* _Dataset extract_
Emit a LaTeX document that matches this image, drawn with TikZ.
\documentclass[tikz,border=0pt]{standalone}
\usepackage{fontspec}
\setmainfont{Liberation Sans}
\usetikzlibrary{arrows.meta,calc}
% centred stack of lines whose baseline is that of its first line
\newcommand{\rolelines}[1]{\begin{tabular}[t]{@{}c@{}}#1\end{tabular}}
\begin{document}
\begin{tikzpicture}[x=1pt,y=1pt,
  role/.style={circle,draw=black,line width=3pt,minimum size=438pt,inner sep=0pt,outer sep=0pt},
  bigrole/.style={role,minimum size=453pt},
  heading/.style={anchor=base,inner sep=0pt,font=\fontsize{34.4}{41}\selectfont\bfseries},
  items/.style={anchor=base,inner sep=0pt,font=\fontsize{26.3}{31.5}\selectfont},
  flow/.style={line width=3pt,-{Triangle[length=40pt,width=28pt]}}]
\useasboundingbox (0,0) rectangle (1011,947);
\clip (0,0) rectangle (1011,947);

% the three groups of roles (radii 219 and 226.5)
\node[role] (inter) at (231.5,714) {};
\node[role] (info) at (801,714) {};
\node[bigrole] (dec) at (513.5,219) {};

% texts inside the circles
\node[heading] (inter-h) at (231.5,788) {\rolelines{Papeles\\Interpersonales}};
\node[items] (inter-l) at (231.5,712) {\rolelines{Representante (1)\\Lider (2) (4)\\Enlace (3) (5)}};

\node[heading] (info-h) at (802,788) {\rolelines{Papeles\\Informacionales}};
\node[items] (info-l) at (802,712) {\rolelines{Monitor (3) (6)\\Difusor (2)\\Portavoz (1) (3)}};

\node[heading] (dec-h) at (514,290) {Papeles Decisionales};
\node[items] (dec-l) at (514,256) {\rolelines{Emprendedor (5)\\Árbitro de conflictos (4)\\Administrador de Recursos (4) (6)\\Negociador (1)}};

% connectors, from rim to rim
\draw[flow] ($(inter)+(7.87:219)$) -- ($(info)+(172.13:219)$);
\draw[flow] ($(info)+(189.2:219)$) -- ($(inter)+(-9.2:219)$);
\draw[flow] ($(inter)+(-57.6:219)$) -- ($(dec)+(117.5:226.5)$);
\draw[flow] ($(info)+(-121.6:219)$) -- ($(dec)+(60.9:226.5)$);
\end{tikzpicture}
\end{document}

* _Exercise description_
Repeat back the data above, exact to the last character.

* _Written solution_
Emit a LaTeX document that matches this image, drawn with TikZ.
\documentclass[tikz,border=0pt]{standalone}
\usepackage{fontspec}
\setmainfont{Liberation Sans}
\usetikzlibrary{arrows.meta,calc}
% centred stack of lines whose baseline is that of its first line
\newcommand{\rolelines}[1]{\begin{tabular}[t]{@{}c@{}}#1\end{tabular}}
\begin{document}
\begin{tikzpicture}[x=1pt,y=1pt,
  role/.style={circle,draw=black,line width=3pt,minimum size=438pt,inner sep=0pt,outer sep=0pt},
  bigrole/.style={role,minimum size=453pt},
  heading/.style={anchor=base,inner sep=0pt,font=\fontsize{34.4}{41}\selectfont\bfseries},
  items/.style={anchor=base,inner sep=0pt,font=\fontsize{26.3}{31.5}\selectfont},
  flow/.style={line width=3pt,-{Triangle[length=40pt,width=28pt]}}]
\useasboundingbox (0,0) rectangle (1011,947);
\clip (0,0) rectangle (1011,947);

% the three groups of roles (radii 219 and 226.5)
\node[role] (inter) at (231.5,714) {};
\node[role] (info) at (801,714) {};
\node[bigrole] (dec) at (513.5,219) {};

% texts inside the circles
\node[heading] (inter-h) at (231.5,788) {\rolelines{Papeles\\Interpersonales}};
\node[items] (inter-l) at (231.5,712) {\rolelines{Representante (1)\\Lider (2) (4)\\Enlace (3) (5)}};

\node[heading] (info-h) at (802,788) {\rolelines{Papeles\\Informacionales}};
\node[items] (info-l) at (802,712) {\rolelines{Monitor (3) (6)\\Difusor (2)\\Portavoz (1) (3)}};

\node[heading] (dec-h) at (514,290) {Papeles Decisionales};
\node[items] (dec-l) at (514,256) {\rolelines{Emprendedor (5)\\Árbitro de conflictos (4)\\Administrador de Recursos (4) (6)\\Negociador (1)}};

% connectors, from rim to rim
\draw[flow] ($(inter)+(7.87:219)$) -- ($(info)+(172.13:219)$);
\draw[flow] ($(info)+(189.2:219)$) -- ($(inter)+(-9.2:219)$);
\draw[flow] ($(inter)+(-57.6:219)$) -- ($(dec)+(117.5:226.5)$);
\draw[flow] ($(info)+(-121.6:219)$) -- ($(dec)+(60.9:226.5)$);
\end{tikzpicture}
\end{document}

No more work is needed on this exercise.